What Most People Try
When people realize their portfolio career is overwhelming them, they usually try to optimize their way out of it. They implement time-blocking systems to allocate specific hours to each project. They use project management tools to track everything. They try to batch similar work together to reduce context switching.
These tactics help a little. Better organization is always useful. But they don’t solve the fundamental problem: you’re trying to do too many things that don’t reinforce each other. You’re spending mental energy not just on the work itself, but on maintaining separate identities, separate client relationships, separate marketing efforts, and separate operational systems for each income stream.
Some people try the opposite: they attempt to go all-in on one new direction while keeping their existing income as a backup. They tell themselves they’ll focus on building their consulting practice and then phase out their day job, or they’ll focus on their product and reduce client work once it gains traction.
But this rarely works because they can’t fully commit to either path. The existing income stream still demands significant attention—you can’t just coast when you have clients or an employer depending on you. And the new direction doesn’t get enough consistent focus to gain real momentum. You end up in a perpetual state of transition that never resolves.
The fundamental mistake in both approaches is treating each income stream as separate and equal. In reality, effective portfolio careers are built around a core that everything else supports or extends. Without that core, you’re not building a portfolio—you’re just collecting jobs.
What Actually Helps
1. Start with one strong anchor, not multiple weak streams
The most sustainable portfolio careers aren’t built by balancing multiple equal streams—they’re built around one strong anchor that generates the majority of your income and gives you a clear professional identity. Everything else is supplementary.
This anchor should be the work you’re genuinely good at and that the market will reliably pay for. For most people, this means consulting or freelancing in their core expertise. It’s not the most exciting part of your portfolio, but it’s the foundation that makes everything else possible.
The anchor serves three critical functions. First, it provides stable income so you’re not constantly worried about making rent. Second, it keeps you connected to real market needs so your other projects stay grounded in reality. Third, it gives you a clear answer when someone asks what you do—which makes it easier to get referred and build reputation.

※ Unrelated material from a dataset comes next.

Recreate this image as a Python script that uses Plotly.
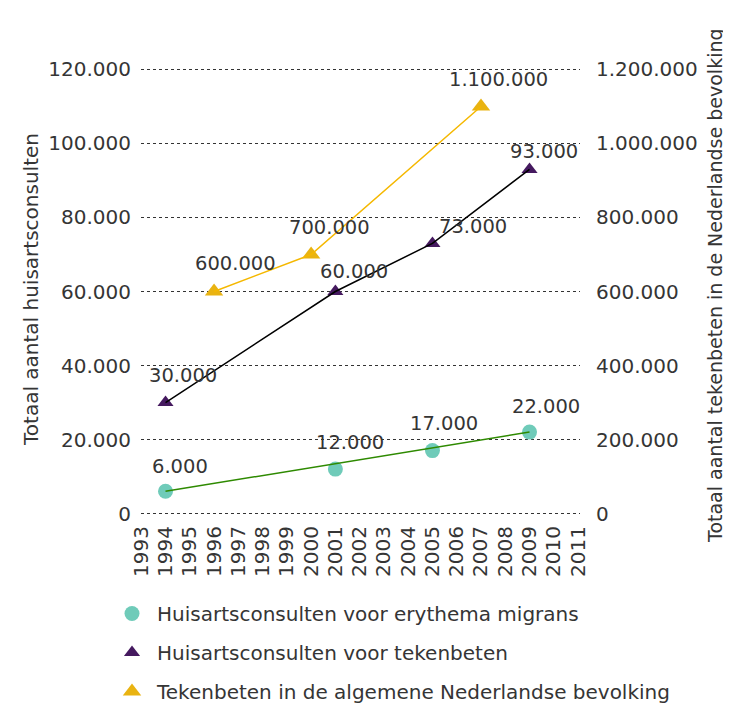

Here’s how to structure this: your anchor should generate 60-80% of your target income. Not your current income—your target income for the lifestyle you actually want. If you need $100k to live comfortably, your anchor should reliably generate $60-80k. This gives you room for the portfolio to breathe without creating financial pressure on your experimental projects.

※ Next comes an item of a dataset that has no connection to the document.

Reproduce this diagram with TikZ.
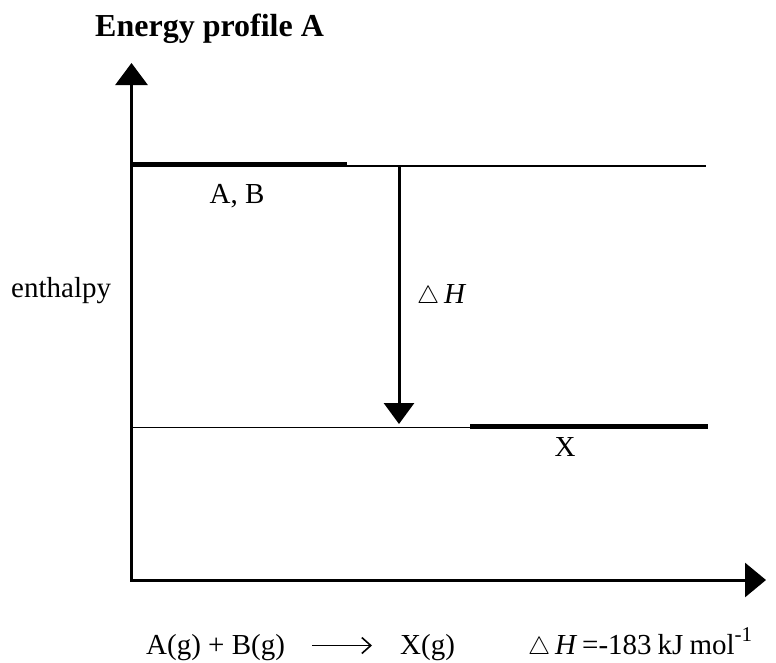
\documentclass[tikz,border=0pt]{standalone}
\usepackage{fontspec}
\setmainfont{Liberation Serif}
\usetikzlibrary{arrows.meta}
\begin{document}
\begin{tikzpicture}[x=1pt,y=-1pt,
  lbl/.style={inner sep=0pt,font=\fontsize{29}{31}\selectfont,anchor=base west},
  ttl/.style={inner sep=0pt,font=\fontsize{32}{34}\selectfont\bfseries,anchor=base west},
  axisline/.style={line width=3pt,line join=miter},
  thinlevel/.style={line width=1.6pt},
  thicklevel/.style={line width=4.6pt},
  dharrow/.style={line width=3pt,-{Triangle[width=30pt,length=21pt]}},
  rxnarrow/.style={line width=1.6pt,-{Straight Barb[length=9pt,width=16pt,line width=1.6pt]}}]
\useasboundingbox (0,0) rectangle (776,662);
% title
\node[ttl] (title) at (95,36) {Energy profile A};
% axes
\coordinate (O) at (131.5,580);
\coordinate (ytip) at (131.5,63);
\coordinate (xtip) at (766,580);
\draw[axisline,{Triangle[width=32pt,length=22pt]}-{Triangle[width=34pt,length=21pt]}] (ytip) -- (O) -- (xtip);
% levels
\coordinate (topL) at (131.5,165.8);
\coordinate (topR) at (706,165.8);
\coordinate (topTL) at (131.5,164.2);
\coordinate (topTR) at (347,164.2);
\draw[thinlevel] (topL) -- (topR);
\draw[thicklevel] (topTL) -- (topTR);
\coordinate (botL) at (131.5,427.5);
\coordinate (botR) at (470,427.5);
\coordinate (botTL) at (470,426.2);
\coordinate (botTR) at (708,426.2);
\draw[thinlevel] (botL) -- (botR);
\draw[thicklevel] (botTL) -- (botTR);
% delta H arrow
\coordinate (dtop) at (399,165);
\coordinate (dbot) at (399,424);
\draw[dharrow] (dtop) -- (dbot);
% labels
\node[lbl,anchor=base] (AB) at (237,203) {A, B};
\node[lbl,anchor=base] (X) at (565,456) {X};
\node[lbl] (enth) at (11,297) {enthalpy};
\node[lbl] (dH) at (417,303) {$\triangle$\,\textit{H}};
% equation
\node[lbl] (eqL) at (146,654) {A(g) + B(g)};
\node[lbl] (eqR) at (400,654) {X(g)};
\node[lbl] (eqH) at (528,654) {$\triangle$\,\textit{H}\,=-183\hspace{6pt}kJ\hspace{6pt}mol\raisebox{13pt}{\fontsize{21}{22}\selectfont -1}};
\coordinate (ra) at (312,645.5);
\coordinate (rb) at (372,645.5);
\draw[rxnarrow] (ra) -- (rb);
\end{tikzpicture}
\end{document}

Once you have a strong anchor, you can add other streams, but they should serve one of two purposes: either they extend your anchor by serving the same audience in a different way, or they develop a skill or asset that could eventually become a new anchor. Random side projects that do neither will just drain your energy.
2. Build streams that share infrastructure, not just time
The biggest mistake people make with portfolio careers is treating each income stream as a separate business. Separate websites, separate marketing, separate tools, separate everything. This creates massive operational overhead that has nothing to do with the actual value you create.
Effective portfolio careers share infrastructure. Your consulting work and your course use the same audience, so building one builds the other. Your freelance projects and your agency share the same systems and tools. Your content creation feeds your consulting pipeline and your product development.
This isn’t about being opportunistic or trying to squeeze every possible dollar from each activity. It’s about being intentional. When you write an article, it should serve multiple purposes: it builds your reputation, it attracts consulting clients, it provides material for a course or book, and it helps you think through ideas you’re working on anyway.
Start by mapping your current or planned income streams. For each one, identify: What audience does this serve? What skills does this develop? What assets does this create? What systems does this require? Then look for overlaps. Where can you serve the same audience in different ways? Where can the same content or thinking fuel multiple streams? Where can you use the same operational systems?
The goal is to build a portfolio where each component makes the others easier, not harder. Your consulting work should make your products better because you’re constantly testing ideas with real clients. Your content should make your consulting easier to sell because people already know your thinking. Your products should reduce your need for service work over time by generating passive income.
3. Phase deliberately, don’t juggle indefinitely
Most people treat portfolio careers as a permanent state: you’ll always have multiple streams running simultaneously, and you’ll always be balancing them. This is exhausting and unsustainable.
Better approach: think in phases. There are seasons when you focus primarily on your anchor to build financial stability. There are seasons when you invest heavily in building a new stream. There are seasons when you phase out work that’s no longer serving you. The portfolio evolves, it doesn’t just accumulate.
This requires being honest about what phase you’re actually in. If you’re in the building phase—whether you’re establishing your anchor or developing a new stream—you should be working intensely on that one thing, not maintaining three others at minimum viability. If you’re in a maintenance phase, you should have systems that allow your existing streams to run with minimal attention so you have capacity for what’s next.
Here’s a practical framework: every quarter, identify your primary focus. This is the income stream that gets your best time and attention—your deep work blocks, your creative energy, your strategic thinking. Everything else gets whatever time remains, and if something can’t be maintained with the remaining time, it should be paused or eliminated.
This doesn’t mean you only work on one thing. But it means you’re honest about what you’re building versus what you’re maintaining versus what you’re phasing out. You’re not trying to grow three businesses simultaneously. You’re building one thing while maintaining others, and being strategic about when and how that focus shifts.
Over time, this creates a portfolio that evolves with your interests and the market, rather than a collection of projects you started but never properly developed or closed.
The Takeaway
A portfolio career works when it’s built around a strong anchor that generates reliable income, when your different streams share infrastructure and audiences rather than competing for resources, and when you work in deliberate phases rather than juggling everything at once. Start with one thing that works, then add pieces that extend it—not random opportunities that fragment your focus. The goal isn’t to balance multiple careers simultaneously, it’s to build a flexible system that evolves with you.